EXERCISE BRIEF> Leave out the images and repeat the listing below without a single change.
[Start]
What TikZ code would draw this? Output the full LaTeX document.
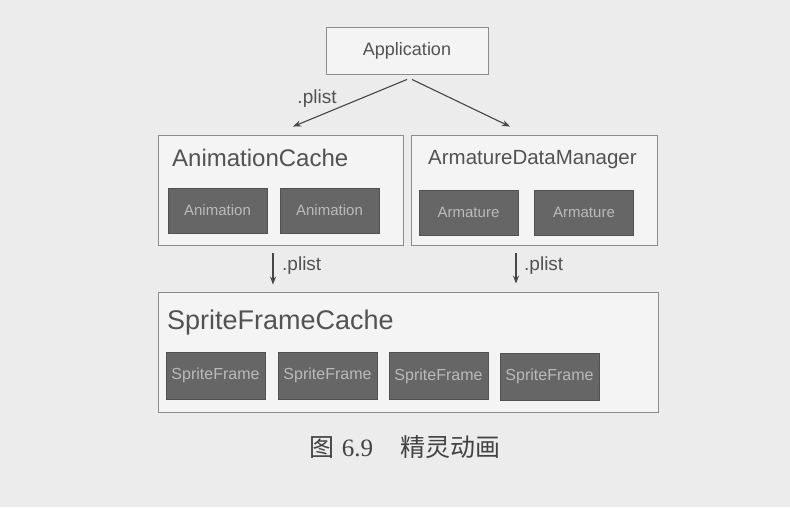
\documentclass[tikz,border=0pt]{standalone}
\usepackage{fontspec}
\setmainfont{Liberation Sans}
\newfontfamily\cjk{Noto Sans CJK SC}
\newfontfamily\serifnum{Liberation Serif}
\usetikzlibrary{arrows.meta}
\definecolor{bgc}{HTML}{ECECEC}
\definecolor{boxline}{HTML}{8C8C8C}
\definecolor{darkbox}{HTML}{666666}
\definecolor{lighttxt}{HTML}{BABABA}
\definecolor{txt}{HTML}{525252}
\tikzset{
  outerbox/.style={draw=boxline, line width=0.9pt, fill=white!40!bgc, rectangle, inner sep=0pt},
  innerbox/.style={draw=darkbox!80!black, line width=0.6pt, fill=darkbox, rectangle, inner sep=0pt,
    minimum width=99pt, minimum height=45pt, text=lighttxt, font=\fontsize{15}{18}\selectfont},
  title/.style={text=txt, inner sep=0pt, anchor=west},
  arr/.style={draw=txt!85!black, line width=1.1pt, -{Stealth[length=8pt,width=6pt]}},
  lbl/.style={text=txt, inner sep=0pt, font=\fontsize{19}{22}\selectfont}
}
\begin{document}
\begin{tikzpicture}[x=1pt,y=-1pt]
\useasboundingbox[fill=bgc] (0,0) rectangle (790,507);
% outer boxes
\node[outerbox, minimum width=162pt, minimum height=47pt, text=txt, font=\fontsize{18}{21}\selectfont] (app) at (407,50.5) {Application};
\node[outerbox, minimum width=245pt, minimum height=110pt] (ac) at (280.5,190) {};
\node[outerbox, minimum width=246pt, minimum height=110pt] (adm) at (534,190) {};
\node[outerbox, minimum width=500pt, minimum height=120pt] (sfc) at (408,352) {};
% titles
\node[title, font=\fontsize{24}{28}\selectfont] (acT) at (172,158) {AnimationCache};
\node[title, font=\fontsize{20.5}{24}\selectfont] (admT) at (428,160) {ArmatureDataManager};
\node[title, font=\fontsize{27}{32}\selectfont] (sfcT) at (167,323) {SpriteFrameCache};
% inner boxes
\node[innerbox] (an1) at (217.5,210.5) {Animation};
\node[innerbox] (an2) at (329.5,210.5) {Animation};
\node[innerbox] (ar1) at (468.5,212.5) {Armature};
\node[innerbox] (ar2) at (584,212.5) {Armature};
\node[innerbox, minimum height=47pt, font=\fontsize{16}{19}\selectfont] (sf1) at (215.5,375.5) {SpriteFrame};
\node[innerbox, minimum height=47pt, font=\fontsize{16}{19}\selectfont] (sf2) at (327.5,375.5) {SpriteFrame};
\node[innerbox, minimum height=47pt, font=\fontsize{16}{19}\selectfont] (sf3) at (438.5,376) {SpriteFrame};
\node[innerbox, minimum height=47pt, font=\fontsize{16}{19}\selectfont] (sf4) at (549.5,376.5) {SpriteFrame};
% arrows
\draw[arr] ([shift={(0,5)}]app.south) -- ([shift={(12.5,-8)}]ac.north);
\draw[arr] ([shift={(5,5)}]app.south) -- ([shift={(-24,-8)}]adm.north);
\coordinate (d1) at ([shift={(-7.5,8)}]ac.south);
\coordinate (d2) at ([shift={(-18,8)}]adm.south);
\draw[arr, shorten >=7pt] (d1) -- (d1 |- sfc.north);
\draw[arr, shorten >=8pt] (d2) -- (d2 |- sfc.north);
% labels
\node[lbl] (l1) at (317,99) {.plist};
\node[lbl, anchor=west] (l2) at (282,266) {.plist};
\node[lbl, anchor=west] (l3) at (524,266) {.plist};
% caption
\node[text=txt!80!black, inner sep=0pt, font=\fontsize{25}{30}\selectfont] (cap) at (405,447) {{\cjk 图}\hspace{0.3em}{\serifnum 6.9}\hspace{1.1em}{\cjk 精灵动画}};
\end{tikzpicture}
\end{document}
[End]
CORRECT OUTPUT>
What TikZ code would draw this? Output the full LaTeX document.
\documentclass[tikz,border=0pt]{standalone}
\usepackage{fontspec}
\setmainfont{Liberation Sans}
\newfontfamily\cjk{Noto Sans CJK SC}
\newfontfamily\serifnum{Liberation Serif}
\usetikzlibrary{arrows.meta}
\definecolor{bgc}{HTML}{ECECEC}
\definecolor{boxline}{HTML}{8C8C8C}
\definecolor{darkbox}{HTML}{666666}
\definecolor{lighttxt}{HTML}{BABABA}
\definecolor{txt}{HTML}{525252}
\tikzset{
  outerbox/.style={draw=boxline, line width=0.9pt, fill=white!40!bgc, rectangle, inner sep=0pt},
  innerbox/.style={draw=darkbox!80!black, line width=0.6pt, fill=darkbox, rectangle, inner sep=0pt,
    minimum width=99pt, minimum height=45pt, text=lighttxt, font=\fontsize{15}{18}\selectfont},
  title/.style={text=txt, inner sep=0pt, anchor=west},
  arr/.style={draw=txt!85!black, line width=1.1pt, -{Stealth[length=8pt,width=6pt]}},
  lbl/.style={text=txt, inner sep=0pt, font=\fontsize{19}{22}\selectfont}
}
\begin{document}
\begin{tikzpicture}[x=1pt,y=-1pt]
\useasboundingbox[fill=bgc] (0,0) rectangle (790,507);
% outer boxes
\node[outerbox, minimum width=162pt, minimum height=47pt, text=txt, font=\fontsize{18}{21}\selectfont] (app) at (407,50.5) {Application};
\node[outerbox, minimum width=245pt, minimum height=110pt] (ac) at (280.5,190) {};
\node[outerbox, minimum width=246pt, minimum height=110pt] (adm) at (534,190) {};
\node[outerbox, minimum width=500pt, minimum height=120pt] (sfc) at (408,352) {};
% titles
\node[title, font=\fontsize{24}{28}\selectfont] (acT) at (172,158) {AnimationCache};
\node[title, font=\fontsize{20.5}{24}\selectfont] (admT) at (428,160) {ArmatureDataManager};
\node[title, font=\fontsize{27}{32}\selectfont] (sfcT) at (167,323) {SpriteFrameCache};
% inner boxes
\node[innerbox] (an1) at (217.5,210.5) {Animation};
\node[innerbox] (an2) at (329.5,210.5) {Animation};
\node[innerbox] (ar1) at (468.5,212.5) {Armature};
\node[innerbox] (ar2) at (584,212.5) {Armature};
\node[innerbox, minimum height=47pt, font=\fontsize{16}{19}\selectfont] (sf1) at (215.5,375.5) {SpriteFrame};
\node[innerbox, minimum height=47pt, font=\fontsize{16}{19}\selectfont] (sf2) at (327.5,375.5) {SpriteFrame};
\node[innerbox, minimum height=47pt, font=\fontsize{16}{19}\selectfont] (sf3) at (438.5,376) {SpriteFrame};
\node[innerbox, minimum height=47pt, font=\fontsize{16}{19}\selectfont] (sf4) at (549.5,376.5) {SpriteFrame};
% arrows
\draw[arr] ([shift={(0,5)}]app.south) -- ([shift={(12.5,-8)}]ac.north);
\draw[arr] ([shift={(5,5)}]app.south) -- ([shift={(-24,-8)}]adm.north);
\coordinate (d1) at ([shift={(-7.5,8)}]ac.south);
\coordinate (d2) at ([shift={(-18,8)}]adm.south);
\draw[arr, shorten >=7pt] (d1) -- (d1 |- sfc.north);
\draw[arr, shorten >=8pt] (d2) -- (d2 |- sfc.north);
% labels
\node[lbl] (l1) at (317,99) {.plist};
\node[lbl, anchor=west] (l2) at (282,266) {.plist};
\node[lbl, anchor=west] (l3) at (524,266) {.plist};
% caption
\node[text=txt!80!black, inner sep=0pt, font=\fontsize{25}{30}\selectfont] (cap) at (405,447) {{\cjk 图}\hspace{0.3em}{\serifnum 6.9}\hspace{1.1em}{\cjk 精灵动画}};
\end{tikzpicture}
\end{document}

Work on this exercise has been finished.